* START Recorded data *

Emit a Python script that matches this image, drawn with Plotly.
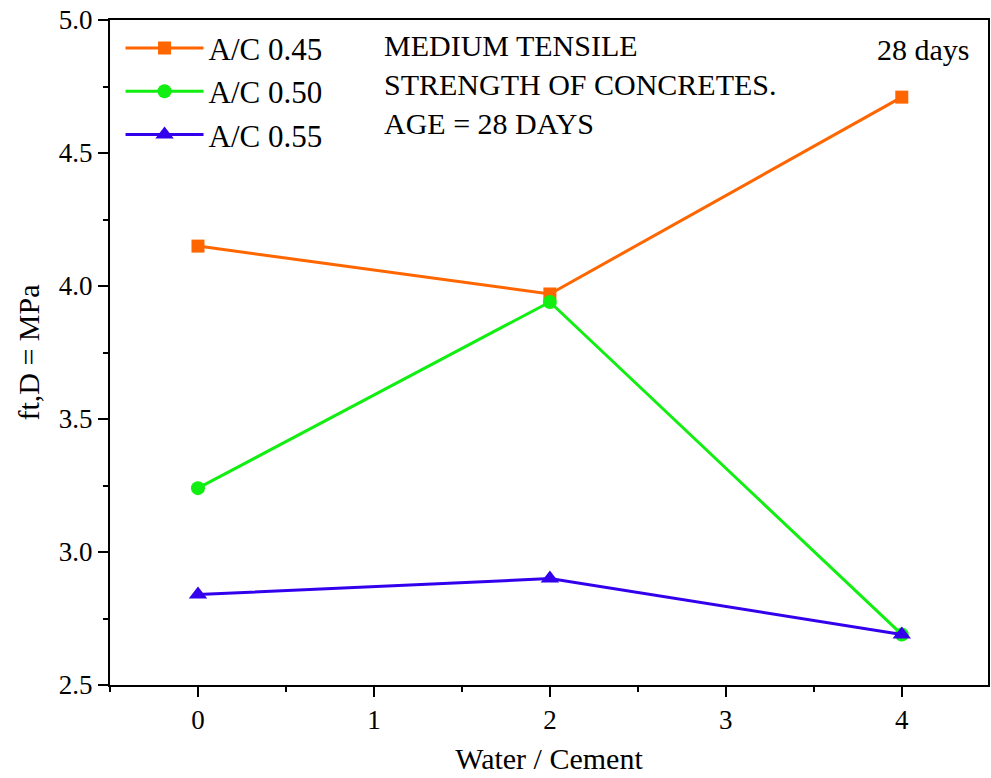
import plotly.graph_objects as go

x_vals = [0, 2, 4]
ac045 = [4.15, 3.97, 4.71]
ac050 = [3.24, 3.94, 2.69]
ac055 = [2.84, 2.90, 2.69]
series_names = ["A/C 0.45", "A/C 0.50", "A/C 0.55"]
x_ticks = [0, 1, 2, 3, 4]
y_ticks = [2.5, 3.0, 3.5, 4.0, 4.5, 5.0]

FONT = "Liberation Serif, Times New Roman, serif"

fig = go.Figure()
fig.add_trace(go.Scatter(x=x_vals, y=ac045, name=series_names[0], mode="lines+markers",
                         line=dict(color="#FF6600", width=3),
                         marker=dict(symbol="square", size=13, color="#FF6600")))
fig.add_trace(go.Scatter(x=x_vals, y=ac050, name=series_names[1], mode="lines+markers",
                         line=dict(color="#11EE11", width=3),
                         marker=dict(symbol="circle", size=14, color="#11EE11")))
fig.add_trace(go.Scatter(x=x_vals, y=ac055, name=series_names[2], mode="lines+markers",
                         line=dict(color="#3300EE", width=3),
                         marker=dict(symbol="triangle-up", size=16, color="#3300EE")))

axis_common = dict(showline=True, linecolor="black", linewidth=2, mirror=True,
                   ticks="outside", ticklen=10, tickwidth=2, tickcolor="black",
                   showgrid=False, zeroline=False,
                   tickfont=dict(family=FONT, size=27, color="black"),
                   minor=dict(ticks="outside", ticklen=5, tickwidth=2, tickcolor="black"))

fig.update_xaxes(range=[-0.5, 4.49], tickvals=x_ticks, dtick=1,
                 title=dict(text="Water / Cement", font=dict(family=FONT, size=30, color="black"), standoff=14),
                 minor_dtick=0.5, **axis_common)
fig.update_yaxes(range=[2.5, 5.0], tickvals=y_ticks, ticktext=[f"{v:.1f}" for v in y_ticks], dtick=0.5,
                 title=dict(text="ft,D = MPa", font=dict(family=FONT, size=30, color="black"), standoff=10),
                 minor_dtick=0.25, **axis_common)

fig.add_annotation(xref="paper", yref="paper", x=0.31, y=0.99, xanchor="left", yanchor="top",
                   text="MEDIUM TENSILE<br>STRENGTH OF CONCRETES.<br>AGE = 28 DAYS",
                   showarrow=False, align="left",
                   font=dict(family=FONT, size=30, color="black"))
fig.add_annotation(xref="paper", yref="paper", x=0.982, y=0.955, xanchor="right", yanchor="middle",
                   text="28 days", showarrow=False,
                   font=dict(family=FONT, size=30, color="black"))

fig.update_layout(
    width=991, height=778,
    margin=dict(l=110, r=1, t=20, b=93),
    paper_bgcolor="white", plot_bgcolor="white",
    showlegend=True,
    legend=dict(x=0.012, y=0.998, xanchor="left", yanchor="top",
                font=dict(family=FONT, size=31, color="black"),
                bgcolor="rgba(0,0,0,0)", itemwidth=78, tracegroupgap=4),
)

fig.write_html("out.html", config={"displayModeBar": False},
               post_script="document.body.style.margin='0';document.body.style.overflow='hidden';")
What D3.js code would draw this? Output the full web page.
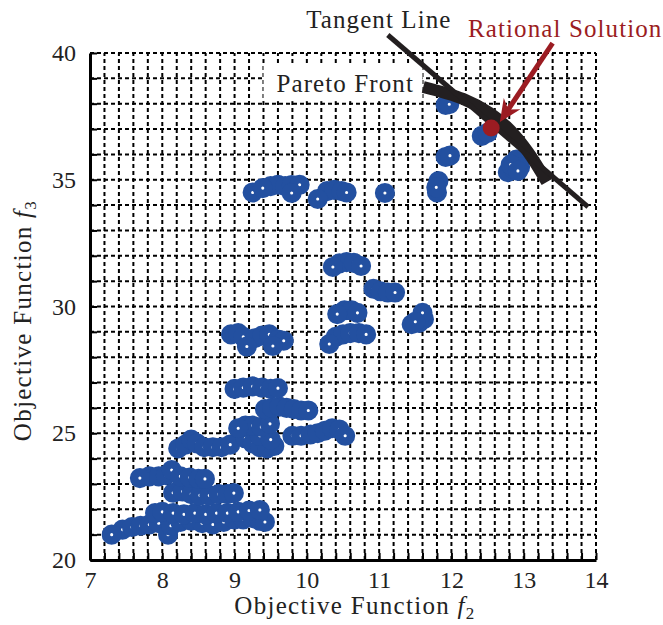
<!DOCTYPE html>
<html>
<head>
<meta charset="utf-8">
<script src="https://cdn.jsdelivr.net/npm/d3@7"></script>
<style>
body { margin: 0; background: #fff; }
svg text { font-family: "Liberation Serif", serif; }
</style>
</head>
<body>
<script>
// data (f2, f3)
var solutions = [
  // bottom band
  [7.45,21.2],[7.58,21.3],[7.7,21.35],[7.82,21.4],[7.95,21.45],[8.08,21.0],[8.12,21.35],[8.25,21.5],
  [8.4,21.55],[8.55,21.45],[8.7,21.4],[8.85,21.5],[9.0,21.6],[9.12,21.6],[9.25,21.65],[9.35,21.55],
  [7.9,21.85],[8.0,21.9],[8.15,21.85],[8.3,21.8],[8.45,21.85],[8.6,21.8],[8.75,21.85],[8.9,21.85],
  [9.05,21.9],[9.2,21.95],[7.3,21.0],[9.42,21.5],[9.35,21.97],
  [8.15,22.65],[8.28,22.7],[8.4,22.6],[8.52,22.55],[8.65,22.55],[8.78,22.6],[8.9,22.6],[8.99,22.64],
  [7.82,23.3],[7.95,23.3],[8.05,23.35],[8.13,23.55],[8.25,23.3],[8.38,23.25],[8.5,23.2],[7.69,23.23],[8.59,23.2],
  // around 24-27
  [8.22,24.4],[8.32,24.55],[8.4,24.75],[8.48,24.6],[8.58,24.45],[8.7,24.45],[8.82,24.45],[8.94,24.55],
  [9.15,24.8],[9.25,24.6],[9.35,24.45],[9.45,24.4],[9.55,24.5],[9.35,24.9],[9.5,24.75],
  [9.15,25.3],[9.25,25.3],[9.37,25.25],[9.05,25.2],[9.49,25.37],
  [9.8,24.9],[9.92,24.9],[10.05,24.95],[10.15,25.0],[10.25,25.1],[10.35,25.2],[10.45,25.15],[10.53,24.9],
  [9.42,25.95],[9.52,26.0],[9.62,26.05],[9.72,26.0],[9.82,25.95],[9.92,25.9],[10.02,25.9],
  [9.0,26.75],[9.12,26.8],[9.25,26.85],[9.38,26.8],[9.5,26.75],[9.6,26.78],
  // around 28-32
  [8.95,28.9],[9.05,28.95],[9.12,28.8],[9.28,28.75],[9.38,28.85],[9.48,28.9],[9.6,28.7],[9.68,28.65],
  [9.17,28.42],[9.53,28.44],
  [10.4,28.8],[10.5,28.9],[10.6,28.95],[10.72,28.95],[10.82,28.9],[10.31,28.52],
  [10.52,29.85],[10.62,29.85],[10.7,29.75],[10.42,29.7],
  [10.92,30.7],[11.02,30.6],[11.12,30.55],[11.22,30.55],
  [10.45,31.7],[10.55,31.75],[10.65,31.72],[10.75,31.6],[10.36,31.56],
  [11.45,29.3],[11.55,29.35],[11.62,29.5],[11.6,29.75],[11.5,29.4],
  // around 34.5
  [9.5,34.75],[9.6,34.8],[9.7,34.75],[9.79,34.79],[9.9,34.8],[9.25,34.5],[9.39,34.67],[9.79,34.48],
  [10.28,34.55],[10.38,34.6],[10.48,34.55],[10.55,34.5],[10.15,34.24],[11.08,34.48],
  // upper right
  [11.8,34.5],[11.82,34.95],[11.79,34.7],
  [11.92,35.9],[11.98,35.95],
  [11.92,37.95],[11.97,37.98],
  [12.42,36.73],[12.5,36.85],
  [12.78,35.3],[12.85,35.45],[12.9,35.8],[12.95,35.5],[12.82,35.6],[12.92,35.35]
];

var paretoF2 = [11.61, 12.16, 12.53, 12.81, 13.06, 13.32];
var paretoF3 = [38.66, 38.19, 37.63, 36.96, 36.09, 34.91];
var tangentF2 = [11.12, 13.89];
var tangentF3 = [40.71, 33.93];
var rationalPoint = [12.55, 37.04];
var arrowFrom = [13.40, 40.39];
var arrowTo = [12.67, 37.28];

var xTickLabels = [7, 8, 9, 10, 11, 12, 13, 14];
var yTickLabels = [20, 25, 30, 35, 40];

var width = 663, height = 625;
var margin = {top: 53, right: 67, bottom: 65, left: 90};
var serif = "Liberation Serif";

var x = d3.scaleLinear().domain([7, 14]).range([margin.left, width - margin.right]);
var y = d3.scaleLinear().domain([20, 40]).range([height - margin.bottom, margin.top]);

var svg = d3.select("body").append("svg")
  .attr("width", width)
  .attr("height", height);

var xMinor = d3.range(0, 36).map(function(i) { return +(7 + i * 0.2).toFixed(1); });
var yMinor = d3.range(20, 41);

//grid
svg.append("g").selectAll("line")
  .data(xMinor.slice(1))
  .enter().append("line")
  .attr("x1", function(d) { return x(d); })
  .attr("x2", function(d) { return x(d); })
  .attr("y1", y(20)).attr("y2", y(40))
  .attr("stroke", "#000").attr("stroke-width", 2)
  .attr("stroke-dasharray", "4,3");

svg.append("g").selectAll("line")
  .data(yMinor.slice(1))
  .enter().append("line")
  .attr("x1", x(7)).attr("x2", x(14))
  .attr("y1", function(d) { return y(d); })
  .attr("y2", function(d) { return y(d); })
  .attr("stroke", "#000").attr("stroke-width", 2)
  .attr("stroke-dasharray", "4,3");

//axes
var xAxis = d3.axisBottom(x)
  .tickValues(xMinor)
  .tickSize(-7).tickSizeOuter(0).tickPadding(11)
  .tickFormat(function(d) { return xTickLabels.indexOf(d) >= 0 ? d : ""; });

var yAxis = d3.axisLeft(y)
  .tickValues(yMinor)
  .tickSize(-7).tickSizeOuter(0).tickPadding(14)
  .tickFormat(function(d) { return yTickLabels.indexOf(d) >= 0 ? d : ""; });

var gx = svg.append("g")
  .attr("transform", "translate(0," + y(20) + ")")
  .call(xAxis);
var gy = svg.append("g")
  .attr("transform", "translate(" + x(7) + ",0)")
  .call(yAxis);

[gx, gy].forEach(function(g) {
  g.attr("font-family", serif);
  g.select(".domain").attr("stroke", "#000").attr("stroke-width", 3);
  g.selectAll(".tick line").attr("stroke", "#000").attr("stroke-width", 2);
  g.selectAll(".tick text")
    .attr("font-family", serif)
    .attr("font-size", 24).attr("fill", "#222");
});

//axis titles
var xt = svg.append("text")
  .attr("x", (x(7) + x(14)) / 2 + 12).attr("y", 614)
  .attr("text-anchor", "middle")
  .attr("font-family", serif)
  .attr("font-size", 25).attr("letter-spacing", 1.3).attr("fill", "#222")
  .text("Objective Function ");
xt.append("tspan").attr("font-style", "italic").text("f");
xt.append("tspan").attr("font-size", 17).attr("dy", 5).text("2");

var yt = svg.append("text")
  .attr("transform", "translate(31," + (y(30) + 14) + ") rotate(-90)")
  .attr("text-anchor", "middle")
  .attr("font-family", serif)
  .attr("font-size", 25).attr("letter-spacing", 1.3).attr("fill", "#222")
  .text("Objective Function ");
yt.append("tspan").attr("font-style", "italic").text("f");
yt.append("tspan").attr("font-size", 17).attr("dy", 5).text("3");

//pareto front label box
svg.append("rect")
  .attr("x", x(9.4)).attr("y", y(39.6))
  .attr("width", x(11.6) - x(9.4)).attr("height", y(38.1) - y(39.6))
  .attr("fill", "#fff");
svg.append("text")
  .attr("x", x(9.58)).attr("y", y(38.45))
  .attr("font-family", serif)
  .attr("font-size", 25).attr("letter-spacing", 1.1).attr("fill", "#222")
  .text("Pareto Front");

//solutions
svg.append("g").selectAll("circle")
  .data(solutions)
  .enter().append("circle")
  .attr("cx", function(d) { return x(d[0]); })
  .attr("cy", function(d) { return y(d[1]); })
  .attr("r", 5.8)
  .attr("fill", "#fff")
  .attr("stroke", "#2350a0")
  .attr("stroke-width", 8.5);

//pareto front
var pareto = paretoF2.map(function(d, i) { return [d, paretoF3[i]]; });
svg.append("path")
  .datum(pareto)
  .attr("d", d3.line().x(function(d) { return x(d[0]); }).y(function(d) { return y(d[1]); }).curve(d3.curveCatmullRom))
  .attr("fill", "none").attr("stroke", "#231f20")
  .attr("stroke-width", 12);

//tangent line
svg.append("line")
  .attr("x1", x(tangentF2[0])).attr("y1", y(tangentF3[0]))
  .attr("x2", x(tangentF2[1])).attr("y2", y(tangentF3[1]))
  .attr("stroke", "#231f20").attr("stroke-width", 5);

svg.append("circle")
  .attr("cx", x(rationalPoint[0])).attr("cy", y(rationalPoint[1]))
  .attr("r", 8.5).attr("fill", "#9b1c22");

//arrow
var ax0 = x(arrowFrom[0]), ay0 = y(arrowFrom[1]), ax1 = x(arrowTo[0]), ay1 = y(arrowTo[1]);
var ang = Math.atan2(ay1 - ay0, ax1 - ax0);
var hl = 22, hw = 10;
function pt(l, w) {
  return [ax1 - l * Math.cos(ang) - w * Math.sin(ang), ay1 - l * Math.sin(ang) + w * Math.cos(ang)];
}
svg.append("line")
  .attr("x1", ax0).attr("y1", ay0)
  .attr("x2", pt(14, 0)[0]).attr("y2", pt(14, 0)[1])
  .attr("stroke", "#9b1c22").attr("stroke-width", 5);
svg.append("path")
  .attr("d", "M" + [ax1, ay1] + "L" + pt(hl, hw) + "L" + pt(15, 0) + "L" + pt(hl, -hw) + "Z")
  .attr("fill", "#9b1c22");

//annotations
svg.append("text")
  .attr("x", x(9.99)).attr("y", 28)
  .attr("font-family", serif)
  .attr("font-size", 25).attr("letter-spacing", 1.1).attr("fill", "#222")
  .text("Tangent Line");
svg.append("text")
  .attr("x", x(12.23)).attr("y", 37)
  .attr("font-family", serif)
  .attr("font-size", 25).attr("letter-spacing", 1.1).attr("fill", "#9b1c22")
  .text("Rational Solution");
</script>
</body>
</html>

* END Recorded data *

__What the task asks__:
Please restate the material above line by line, exactly, beginning at its first line and ending with the line that contains "Serif, Times New", without any pictures.

__Full answer__:
Emit a Python script that matches this image, drawn with Plotly.
import plotly.graph_objects as go

x_vals = [0, 2, 4]
ac045 = [4.15, 3.97, 4.71]
ac050 = [3.24, 3.94, 2.69]
ac055 = [2.84, 2.90, 2.69]
series_names = ["A/C 0.45", "A/C 0.50", "A/C 0.55"]
x_ticks = [0, 1, 2, 3, 4]
y_ticks = [2.5, 3.0, 3.5, 4.0, 4.5, 5.0]

FONT = "Liberation Serif, Times New Roman, serif"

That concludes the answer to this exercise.